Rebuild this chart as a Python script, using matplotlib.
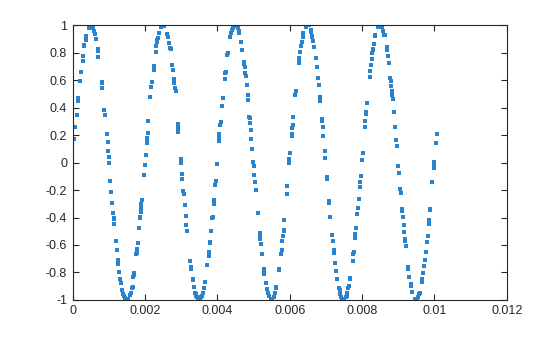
import numpy as np
import matplotlib
matplotlib.use("Agg")
import matplotlib.pyplot as plt

# sample times (milliseconds) and values
t_ms = [0.041,0.069,0.116,0.152,0.152,0.207,0.227,0.274,0.290,0.318,0.318,0.365,0.373,0.440,0.476,0.503,0.531,0.550,0.578,0.605,
0.641,0.705,0.705,0.705,0.816,0.816,0.816,0.871,0.890,0.937,0.965,0.981,0.993,1.009,1.037,1.064,1.092,1.120,1.131,1.147,
1.147,1.203,1.230,1.258,1.258,1.258,1.286,1.313,1.341,1.369,1.396,1.424,1.451,1.479,1.526,1.573,1.601,1.628,1.656,1.673,
1.692,1.700,1.756,1.783,1.783,1.811,1.839,1.866,1.866,1.894,1.894,1.894,1.894,1.921,1.960,1.988,2.015,2.043,2.060,2.060,
2.071,2.087,2.143,2.170,2.190,2.237,2.253,2.292,2.308,2.328,2.336,2.347,2.383,2.438,2.466,2.521,2.613,2.632,2.668,2.687,
2.707,2.743,2.779,2.806,2.806,2.826,2.845,2.922,2.922,2.922,2.922,3.000,3.000,3.027,3.027,3.055,3.083,3.110,3.138,3.138,
3.166,3.249,3.276,3.276,3.332,3.332,3.359,3.387,3.398,3.414,3.442,3.470,3.497,3.525,3.553,3.580,3.608,3.636,3.663,3.719,
3.774,3.774,3.801,3.801,3.829,3.857,3.884,3.912,3.912,3.940,3.967,3.995,4.050,4.050,4.050,4.078,4.106,4.133,4.161,4.216,
4.216,4.244,4.271,4.299,4.354,4.374,4.393,4.421,4.457,4.504,4.559,4.603,4.603,4.659,4.686,4.733,4.733,4.761,4.769,4.797,
4.824,4.852,4.852,4.880,4.907,4.907,4.935,4.935,4.963,4.990,5.018,5.018,5.046,5.073,5.128,5.184,5.184,5.184,5.211,5.239,
5.294,5.294,5.294,5.350,5.377,5.405,5.433,5.488,5.516,5.571,5.599,5.626,5.626,5.693,5.709,5.764,5.792,5.792,5.820,5.831,
5.847,5.847,5.930,5.930,5.986,5.986,6.005,6.069,6.069,6.069,6.096,6.096,6.152,6.179,6.262,6.262,6.262,6.290,6.317,6.345,
6.373,6.373,6.456,6.483,6.539,6.594,6.594,6.621,6.621,6.649,6.677,6.732,6.760,6.787,6.815,6.843,6.843,6.898,6.898,6.926,
6.926,6.981,6.981,7.036,7.036,7.091,7.091,7.119,7.174,7.202,7.230,7.230,7.257,7.285,7.313,7.368,7.396,7.396,7.423,7.451,
7.479,7.506,7.561,7.589,7.589,7.617,7.644,7.672,7.672,7.755,7.755,7.783,7.810,7.810,7.838,7.866,7.893,7.921,7.949,7.949,
7.976,8.004,8.031,8.087,8.087,8.114,8.114,8.142,8.225,8.225,8.253,8.280,8.280,8.308,8.308,8.336,8.363,8.363,8.446,8.474,
8.529,8.557,8.585,8.612,8.640,8.695,8.695,8.723,8.750,8.778,8.806,8.806,8.833,8.833,8.861,8.889,8.916,8.944,8.971,8.999,
9.027,9.054,9.082,9.110,9.110,9.137,9.165,9.165,9.193,9.193,9.220,9.275,9.275,9.303,9.358,9.358,9.386,9.469,9.497,9.524,
9.552,9.580,9.607,9.663,9.663,9.690,9.718,9.746,9.773,9.801,9.829,9.856,9.856,9.884,9.884,9.939,9.994,9.994,9.994,10.050,
10.077]

y_vals = [0.172,0.257,0.347,0.468,0.451,0.592,0.658,0.742,0.779,0.849,0.859,0.893,0.924,0.978,0.995,0.995,0.985,0.978,0.958,0.937,
0.900,0.827,0.815,0.771,0.589,0.578,0.546,0.383,0.347,0.211,0.152,0.084,0.043,-0.003,-0.136,-0.216,-0.296,-0.369,-0.401,-0.413,
-0.449,-0.571,-0.637,-0.709,-0.726,-0.741,-0.799,-0.848,-0.879,-0.930,-0.959,-0.972,-0.984,-0.991,-0.991,-0.966,-0.952,-0.911,-0.906,-0.835,
-0.819,-0.806,-0.668,-0.661,-0.627,-0.588,-0.478,-0.403,-0.394,-0.358,-0.340,-0.333,-0.304,-0.275,-0.090,-0.020,0.055,0.141,0.177,0.165,
0.213,0.305,0.478,0.551,0.585,0.674,0.706,0.803,0.849,0.881,0.895,0.905,0.942,0.990,0.995,0.997,0.937,0.913,0.869,0.837,
0.827,0.711,0.674,0.609,0.578,0.541,0.521,0.279,0.261,0.245,0.221,0.026,-0.001,-0.085,-0.122,-0.205,-0.231,-0.311,-0.391,-0.457,
-0.500,-0.719,-0.763,-0.777,-0.850,-0.857,-0.906,-0.948,-0.959,-0.969,-0.979,-0.991,-0.993,-0.993,-0.979,-0.969,-0.948,-0.913,-0.872,-0.748,
-0.682,-0.653,-0.588,-0.576,-0.500,-0.406,-0.394,-0.304,-0.275,-0.165,-0.132,-0.012,0.206,0.177,0.157,0.274,0.294,0.412,0.468,0.607,
0.650,0.662,0.784,0.796,0.917,0.942,0.966,0.983,0.997,0.997,0.983,0.955,0.944,0.876,0.818,0.731,0.716,0.694,0.650,0.629,
0.563,0.490,0.454,0.330,0.323,0.286,0.235,0.170,0.097,0.004,-0.027,-0.092,-0.143,-0.202,-0.369,-0.515,-0.529,-0.559,-0.595,-0.668,
-0.777,-0.797,-0.813,-0.879,-0.923,-0.948,-0.969,-0.991,-0.993,-0.977,-0.952,-0.913,-0.904,-0.784,-0.777,-0.668,-0.639,-0.573,-0.537,-0.498,
-0.489,-0.420,-0.226,-0.170,-0.005,0.024,0.068,0.196,0.208,0.250,0.272,0.330,0.490,0.519,0.723,0.738,0.760,0.803,0.847,0.876,
0.913,0.942,0.990,1.000,1.000,0.966,0.949,0.924,0.913,0.883,0.840,0.760,0.694,0.614,0.563,0.476,0.447,0.315,0.301,0.257,
0.192,0.082,0.031,-0.107,-0.122,-0.282,-0.296,-0.398,-0.529,-0.573,-0.639,-0.661,-0.733,-0.792,-0.850,-0.916,-0.930,-0.959,-0.979,-0.991,
-0.993,-0.991,-0.979,-0.969,-0.948,-0.913,-0.901,-0.850,-0.843,-0.719,-0.668,-0.653,-0.551,-0.522,-0.478,-0.376,-0.333,-0.267,-0.180,-0.143,
-0.100,0.017,0.068,0.257,0.301,0.352,0.366,0.432,0.626,0.669,0.709,0.752,0.796,0.822,0.830,0.862,0.920,0.927,0.985,1.000,
1.000,0.990,0.956,0.927,0.927,0.840,0.818,0.774,0.723,0.614,0.592,0.556,0.519,0.490,0.461,0.366,0.257,0.162,0.119,-0.027,
-0.078,-0.194,-0.224,-0.340,-0.355,-0.398,-0.457,-0.508,-0.559,-0.573,-0.610,-0.763,-0.777,-0.831,-0.886,-0.901,-0.945,-0.996,-0.996,-0.991,
-0.977,-0.959,-0.952,-0.872,-0.850,-0.806,-0.755,-0.712,-0.653,-0.580,-0.537,-0.449,-0.420,-0.347,-0.340,-0.143,-0.041,-0.020,0.002,0.141,
0.206]

x_ticks = [0, 0.002, 0.004, 0.006, 0.008, 0.01, 0.012]
x_labels = ["0", "0.002", "0.004", "0.006", "0.008", "0.01", "0.012"]
y_ticks = [-1, -0.8, -0.6, -0.4, -0.2, 0, 0.2, 0.4, 0.6, 0.8, 1]
y_labels = ["-1", "-0.8", "-0.6", "-0.4", "-0.2", "0", "0.2", "0.4", "0.6", "0.8", "1"]

t = np.array(t_ms) / 1000.0
y = np.array(y_vals)

plt.rcParams['font.family'] = ['Liberation Sans', 'DejaVu Sans']
plt.rcParams['axes.unicode_minus'] = False

fig = plt.figure(figsize=(5.6, 3.37), dpi=100)
ax = fig.add_axes([0.13, 0.11, 0.775, 0.815])
ax.plot(t, y, linestyle='none', marker='s', markersize=2.2, markeredgewidth=0,
        color='#2A83CF')
ax.set_xlim(0, 0.012)
ax.set_ylim(-1, 1)
ax.set_xticks(x_ticks)
ax.set_xticklabels(x_labels)
ax.set_yticks(y_ticks)
ax.set_yticklabels(y_labels)
edge = '#262626'
for s in ax.spines.values():
    s.set_color(edge)
    s.set_linewidth(0.8)
ax.tick_params(direction='in', top=True, right=True, length=4, width=0.8,
               colors=edge, labelsize=9, labelcolor='#262626', pad=4)
fig.savefig('out.png', dpi=100, facecolor='white')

—————

Repeat the listing above exactly from its first line to the line containing "import matplotlib.pyplot as plt", both included, and omit the pictures.

Rebuild this chart as a Python script, using matplotlib.
import numpy as np
import matplotlib
matplotlib.use("Agg")
import matplotlib.pyplot as plt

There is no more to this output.